Recreational Advisory Levels
Health advisory values are different for recreational and drinking water.
The difference between the two reflects the amount of water children and adults incidentally ingest while swimming, water skiing, etc., and the amount of water ingested when drinking from the tap.
Since much more water is ingested through drinking water, the health advisory values for drinking water are much lower than for recreational use advisories.
Recreational Use Values (RUVs) for Cyanotoxins in Recreational Water (in μg/L)
- Microcystin: 8
- Cylindrospermopsin: 15
- Anatoxin-a: 15
- Saxitoxin: 8
The recreational use advisory values are based on incidental ingestion of water while people are recreating in water bodies affected by a cyanobacterial bloom and the cyanotoxins that may be produced.

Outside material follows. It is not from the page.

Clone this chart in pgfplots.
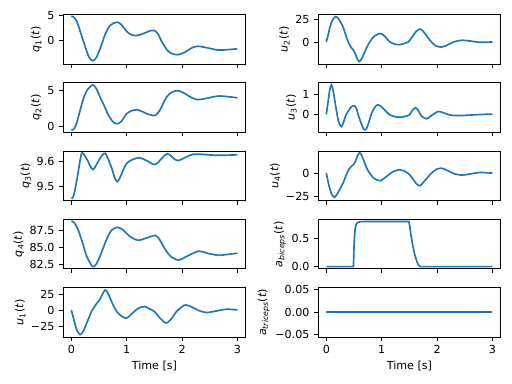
\documentclass[border=0pt]{standalone}
\usepackage{pgfplots}
\pgfplotsset{compat=1.18}
\usepackage{fontspec}
\setmainfont{DejaVu Sans}
\definecolor{tabblue}{HTML}{1F77B4}
\newcommand{\lab}[2]{\textit{#1}\textsubscript{#2}(\textit{t})}
\pgfplotsset{
  base/.style={
    anchor=north west,
    scale only axis,
    width=164.5pt, height=44.7pt,
    xmin=-0.15, xmax=3.15,
    xtick={0,1,2,3}, xticklabels={},
    scaled y ticks=false, scaled x ticks=false,
    tick align=outside, tick pos=left,
    major tick length=3.5pt,
    every tick/.style={black, line width=0.8pt},
    axis line style={line width=0.8pt},
    every axis/.append style={line width=0.8pt},
    tick label style={font=\fontsize{10}{12}\selectfont},
    label style={font=\fontsize{10}{12}\selectfont},
    yticklabel style={xshift=-0.5pt},
    ylabel style={yshift=-2pt},
  },
  bot/.style={xticklabels={0,1,2,3}, xlabel={Time [s]}},
  ln/.style={color=tabblue, line width=1.5pt, smooth, tension=0.5},
}
\begin{document}
\begin{tikzpicture}
\useasboundingbox (0,0) rectangle (460.8pt,345.6pt);
% ---------- left column ----------
\begin{axis}[base, at={(56.7pt,332.55pt)}, ymin=-4.8, ymax=5.2, ytick={0,5}, yticklabels={0,5}, ylabel={\lab{q}{1}}]
\addplot[ln] coordinates {(0,4.85) (0.04,4.7) (0.1,3.8) (0.19,0.8) (0.26,-1.6) (0.32,-3.4) (0.385,-4.1) (0.45,-3.5) (0.53,-1.4) (0.61,1.15) (0.7,3.0) (0.82,3.65) (0.9,3.2) (1.0,1.8) (1.08,1.15) (1.18,0.95) (1.3,1.35) (1.42,1.9) (1.5,1.96) (1.57,1.2) (1.63,-0.2) (1.72,-1.8) (1.8,-2.6) (1.92,-2.9) (2.05,-2.4) (2.18,-1.5) (2.29,-1.2) (2.45,-1.5) (2.65,-1.96) (2.8,-1.9) (3.0,-1.7)};
\end{axis}
\begin{axis}[base, at={(56.7pt,271.125pt)}, ymin=-0.8, ymax=6.1, ytick={0,5}, yticklabels={0,5}, ylabel={\lab{q}{2}}]
\addplot[ln] coordinates {(0,-0.5) (0.05,-0.3) (0.1,0.6) (0.16,2.3) (0.22,3.9) (0.28,5.0) (0.385,5.8) (0.45,5.3) (0.52,4.1) (0.6,2.8) (0.67,1.6) (0.75,0.7) (0.82,0.4) (0.9,0.7) (1.0,1.8) (1.1,2.25) (1.18,2.36) (1.28,2.1) (1.36,1.8) (1.45,1.6) (1.52,1.57) (1.6,2.3) (1.72,4.1) (1.82,4.8) (1.93,5.0) (2.05,4.6) (2.18,4.0) (2.29,3.75) (2.45,3.95) (2.6,4.2) (2.68,4.26) (2.85,4.15) (3.0,4.0)};
\end{axis}
\begin{axis}[base, at={(56.7pt,209.7pt)}, ymin=9.445, ymax=9.641, ytick={9.5,9.6}, yticklabels={9.5,9.6}, ylabel={\lab{q}{3}}]
\addplot[ln] coordinates {(0,9.454) (0.04,9.463) (0.10,9.526) (0.16,9.605) (0.2,9.634) (0.29,9.605) (0.39,9.568) (0.5,9.605) (0.61,9.632) (0.72,9.579) (0.83,9.520) (1.0,9.592) (1.21,9.614) (1.36,9.603) (1.52,9.588) (1.73,9.630) (1.92,9.603) (2.2,9.628) (2.63,9.624) (3.0,9.626)};
\end{axis}
\begin{axis}[base, at={(56.7pt,148.275pt)}, ymin=81.8, ymax=89.07, ytick={82.5,85,87.5}, yticklabels={82.5,85.0,87.5}, ylabel={\lab{q}{4}}]
\addplot[ln] coordinates {(0,88.8) (0.05,88.6) (0.12,87.6) (0.2,85.7) (0.28,83.6) (0.385,82.15) (0.45,82.5) (0.53,83.9) (0.62,85.8) (0.72,87.4) (0.84,87.9) (0.95,87.4) (1.05,86.6) (1.2,86.0) (1.35,86.3) (1.52,86.7) (1.6,86.0) (1.7,84.6) (1.8,83.6) (1.94,83.1) (2.1,83.7) (2.3,84.4) (2.45,84.1) (2.65,83.8) (2.8,83.9) (3.0,84.1)};
\end{axis}
\begin{axis}[base, bot, at={(56.7pt,86.85pt)}, ymin=-42, ymax=35.4, ytick={-25,0,25}, yticklabels={−25,0,25}, ylabel={\lab{u}{1}}]
\addplot[ln] coordinates {(0,0.5) (0.05,-16) (0.1,-31) (0.16,-38) (0.22,-32) (0.31,-13.4) (0.37,-1) (0.43,7) (0.47,12) (0.5,14.5) (0.53,19) (0.58,28) (0.61,31.4) (0.64,30) (0.71,17) (0.76,7.2) (0.85,-5) (0.985,-12.4) (1.1,-5) (1.2,2.5) (1.32,5.7) (1.45,0.5) (1.5,-2) (1.6,-12) (1.71,-20) (1.8,-14) (1.9,-2) (2.0,5.5) (2.07,8.2) (2.2,4) (2.3,-0.5) (2.44,-3.6) (2.6,-1.5) (2.8,1.5) (3.0,0.5)};
\end{axis}
% ---------- right column ----------
\begin{axis}[base, at={(286.2pt,332.55pt)}, ymin=-24.5, ymax=30.3, ytick={0,25}, yticklabels={0,25}, ylabel={\lab{u}{2}}]
\addplot[ln] coordinates {(0,0) (0.03,7) (0.06,15) (0.1,22.5) (0.163,28) (0.22,25.5) (0.3,16.8) (0.36,6) (0.41,-1.9) (0.46,-7) (0.49,-9) (0.53,-14) (0.56,-19) (0.6,-21.6) (0.65,-17) (0.7,-10) (0.75,-3.7) (0.85,5.5) (0.97,9.3) (1.05,6.5) (1.15,0) (1.25,-2.6) (1.32,-3) (1.42,-1.6) (1.48,0) (1.55,5.5) (1.62,11.5) (1.69,14.2) (1.76,11) (1.87,1.9) (1.97,-4) (2.08,-5.6) (2.2,-3) (2.3,0) (2.45,1.9) (2.6,1.0) (2.78,-0.4) (3.0,0)};
\end{axis}
\begin{axis}[base, at={(286.2pt,271.125pt)}, ymin=-0.91, ymax=1.61, ytick={0,1}, yticklabels={0,1}, ylabel={\lab{u}{3}}]
\addplot[ln] coordinates {(0,0) (0.03,0.6) (0.06,1.2) (0.09,1.5) (0.12,1.25) (0.15,0.75) (0.18,0.24) (0.22,-0.35) (0.27,-0.61) (0.31,-0.4) (0.35,-0.05) (0.39,0.15) (0.45,0.38) (0.51,0.44) (0.55,0.25) (0.58,-0.05) (0.63,-0.45) (0.67,-0.72) (0.71,-0.78) (0.75,-0.55) (0.82,0.07) (0.88,0.38) (0.935,0.49) (1.0,0.38) (1.08,0.15) (1.15,-0.02) (1.25,-0.12) (1.33,-0.14) (1.42,-0.1) (1.5,-0.02) (1.55,0.2) (1.61,0.34) (1.66,0.2) (1.72,-0.08) (1.81,-0.22) (1.9,-0.05) (2.02,0.15) (2.1,0.1) (2.2,0.0) (2.29,-0.05) (2.45,-0.05) (2.6,-0.03) (2.8,0.0) (3.0,0.02)};
\end{axis}
\begin{axis}[base, at={(286.2pt,209.7pt)}, ymin=-29.7, ymax=23.9, ytick={-25,0}, yticklabels={−25,0}, ylabel={\lab{u}{4}}]
\addplot[ln] coordinates {(0,0) (0.05,-14) (0.1,-23) (0.15,-26) (0.2,-22) (0.3,-11) (0.36,-2) (0.41,4.3) (0.46,7.8) (0.49,9.2) (0.52,12) (0.56,18) (0.6,22) (0.64,19) (0.7,10) (0.75,3.2) (0.85,-5) (0.97,-8.2) (1.1,-3) (1.2,1.5) (1.32,3.6) (1.42,2) (1.48,-0.4) (1.55,-5) (1.62,-11) (1.69,-13.6) (1.78,-8) (1.9,0) (2.0,4.5) (2.08,5.4) (2.2,2.5) (2.3,-0.5) (2.45,-2.1) (2.6,-0.8) (2.78,0.7) (3.0,0)};
\end{axis}
\begin{axis}[base, at={(286.2pt,148.275pt)}, ymin=-0.04, ymax=0.84, ytick={0,0.5}, yticklabels={0.0,0.5}, ylabel={\lab{a}{\textit{biceps}}}]
\addplot[color=tabblue, line width=1.5pt] coordinates {(0,0) (0.49,0) (0.50,0.35) (0.51,0.55) (0.52,0.67) (0.54,0.75) (0.57,0.785) (0.62,0.797) (0.7,0.8) (1.49,0.8) (1.51,0.7) (1.53,0.55) (1.56,0.38) (1.60,0.2) (1.64,0.08) (1.67,0.02) (1.70,0.0) (3.0,0)};
\end{axis}
\begin{axis}[base, bot, at={(286.2pt,86.85pt)}, ymin=-0.055, ymax=0.055, ytick={-0.05,0,0.05}, yticklabels={−0.05,0.00,0.05}, ylabel={\lab{a}{\textit{triceps}}}]
\addplot[color=tabblue, line width=1.5pt] coordinates {(0,0) (3,0)};
\end{axis}
\end{tikzpicture}
\end{document}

Since people are not intentionally drinking water while swimming, water skiing, wake-boarding or during other recreational activities, the amount of water incidentally ingested over time is much smaller than the amount ingested by children and adults when drinking tap water.
For this reason, OHA uses the recreational values when determining exposures for children and adults while showering, washing hands, cleaning countertops, washing/rinsing teething rings, and all other activities that
could result in incidental ingestion.